I discovered that my seller had listed with a free webmail
address, a Mailboxes Etc. postal address, a non-existant business
name, and an unlisted phone. Upon my repeated requests for her
bona-fides, she refused to divulge them. I reneged on my purchase
after eBay took the attitude that I was out-of-compliance. As far
as they were concerned, they were satisfied because they had her
credit card number to satisfy *their* needs.

On another occasion, a seller who had lied about the condition of
his product cause me to file via "safe harbor." eBay kept
throwing obstacles in my path: new unpublished rules such as that
they would not accept electronic photographs and that they would
accept second party verification only upon printed letterhead. I
quit in disgust. It wasn't worth persuing. I'd wanted to receive
half my money back. Although William and a couple of other people
here have been successful in at least getting some sort of refund
from eBay, my experience has been that the deck is stacked
against the buyer and there's little chance of recourse.
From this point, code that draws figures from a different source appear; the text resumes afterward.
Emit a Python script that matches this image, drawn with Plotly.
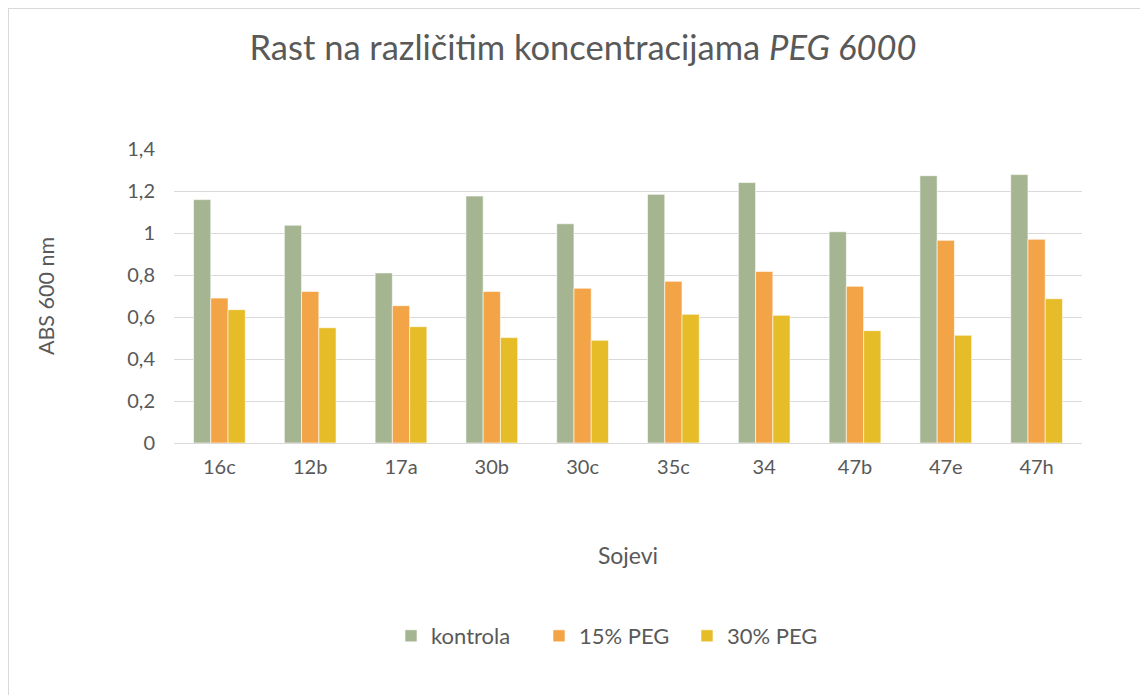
import plotly.graph_objects as go

categories = ["16c", "12b", "17a", "30b", "30c", "35c", "34", "47b", "47e", "47h"]
kontrola = [1.159, 1.037, 0.810, 1.176, 1.044, 1.184, 1.240, 1.006, 1.273, 1.278]
peg15 = [0.690, 0.722, 0.654, 0.722, 0.737, 0.770, 0.817, 0.746, 0.965, 0.970]
peg30 = [0.635, 0.549, 0.554, 0.502, 0.489, 0.613, 0.608, 0.535, 0.513, 0.687]
series_names = ["kontrola", "15% PEG", "30% PEG"]
colors = ["#A5B592", "#F3A447", "#E7BC29"]
y_tickvals = [0, 0.2, 0.4, 0.6, 0.8, 1.0, 1.2, 1.4]
y_ticktext = ["0", "0,2", "0,4", "0,6", "0,8", "1", "1,2", "1,4"]

font_family = "Lato, 'Open Sans', sans-serif"
text_color = "#595959"

fig = go.Figure()
for name, vals, col in zip(series_names, [kontrola, peg15, peg30], colors):
    fig.add_trace(go.Bar(
        x=categories, y=vals, name=name,
        marker=dict(color=col, line=dict(color="white", width=0.6)),
    ))

# page has an 8px body margin; figure placed so plot area is at 174..1082 x 149..443
OFF = 8
W, H = 1140, 687
L, R, T, B = 166, 66, 141, 252
pw, ph = W - L - R, H - T - B

fig.update_layout(
    width=W, height=H,
    margin=dict(l=L, r=R, t=T, b=B),
    paper_bgcolor="white", plot_bgcolor="white",
    barmode="group", bargap=0.43, bargroupgap=0,
    font=dict(family=font_family, color=text_color, size=20),
    title=dict(
        text="Rast na različitim koncentracijama <i>PEG 6000</i>",
        xref="container", x=(583 - OFF) / W, xanchor="center",
        yref="container", y=1 - (48 - OFF) / H, yanchor="middle",
        font=dict(size=34.5, color=text_color, family=font_family),
    ),
    xaxis=dict(
        title=dict(text="Sojevi", font=dict(size=23, color=text_color), standoff=70),
        showgrid=False, showline=True, linecolor="#D9D9D9", linewidth=1,
        ticks="", tickfont=dict(size=20, color=text_color), ticklabelstandoff=6,
    ),
    yaxis=dict(
        title=dict(text="ABS 600 nm", font=dict(size=21.5, color=text_color), standoff=66),
        range=[0, 1.4], tickvals=y_tickvals, ticktext=y_ticktext,
        showgrid=True, gridcolor="#D9D9D9", gridwidth=1,
        zeroline=False, showline=False, ticks="",
        tickfont=dict(size=20, color=text_color), ticklabelstandoff=18,
    ),
    legend=dict(
        orientation="h", x=(391 - 174) / pw, xanchor="left",
        y=-(636 - 443) / ph, yanchor="middle",
        font=dict(size=22, color=text_color),
        itemwidth=30, tracegroupgap=0,
        entrywidth=103, entrywidthmode="pixels",
    ),
    shapes=[
        dict(type="line", xref="paper", yref="paper",
             x0=-L / pw, x1=(W - L) / pw, y0=1 + (T - 0.5) / ph, y1=1 + (T - 0.5) / ph,
             line=dict(color="#D9D9D9", width=1)),
        dict(type="line", xref="paper", yref="paper",
             x0=-(L - 0.5) / pw, x1=-(L - 0.5) / pw, y0=-B / ph, y1=1 + T / ph,
             line=dict(color="#D9D9D9", width=1)),
    ],
)

fig.write_html("out.html")
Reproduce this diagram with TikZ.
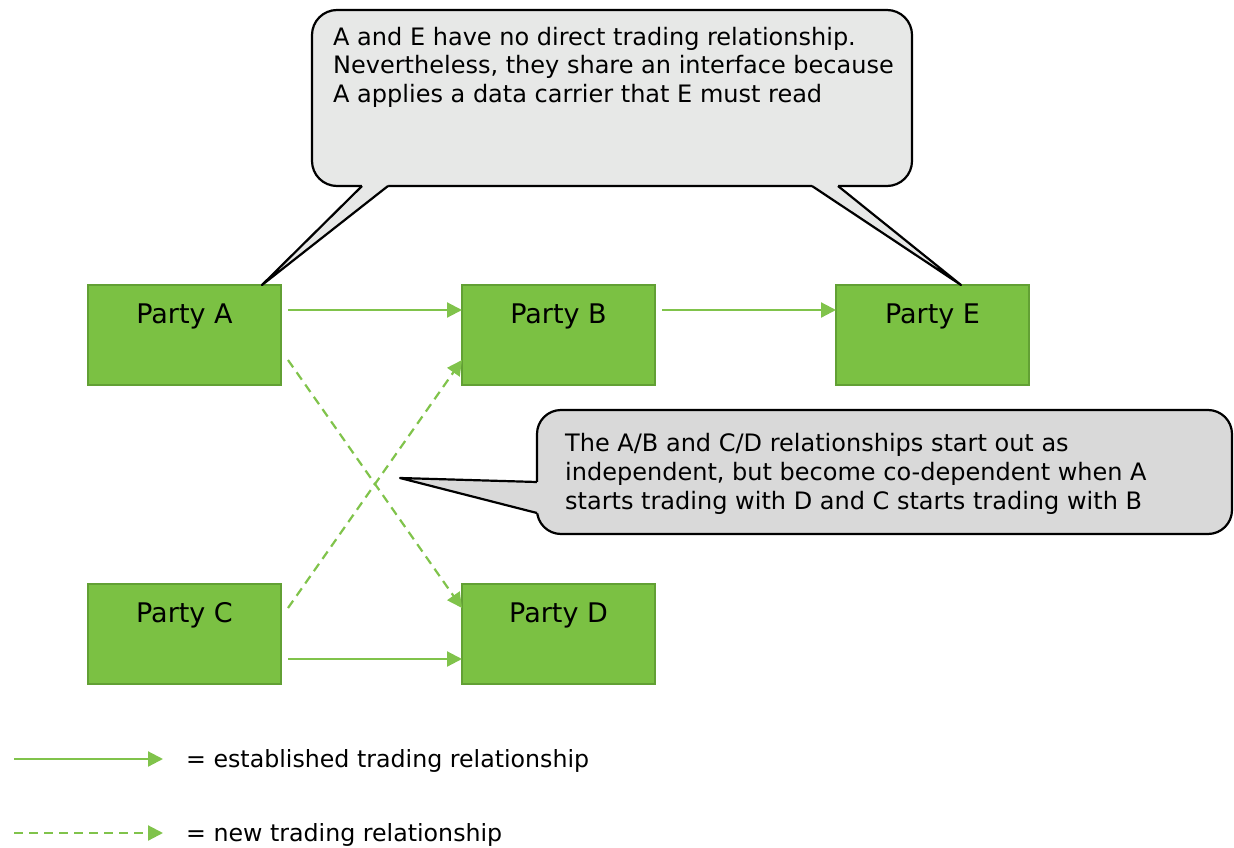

eBay's public mouthpiece is a former public radio host turned a
government mouthpiece, and now eBay's. He claims, in innocence,
that there are thousands of successful transactions every day,
and why, eBay "is only a venue."

And, illusions to the contrary, images of safe harbors in the
sunrise, what you're buying for your money is a temporary venue.
With luck you'll get the merchandise that you paid for, in the
condition it was advertised. I said "luck."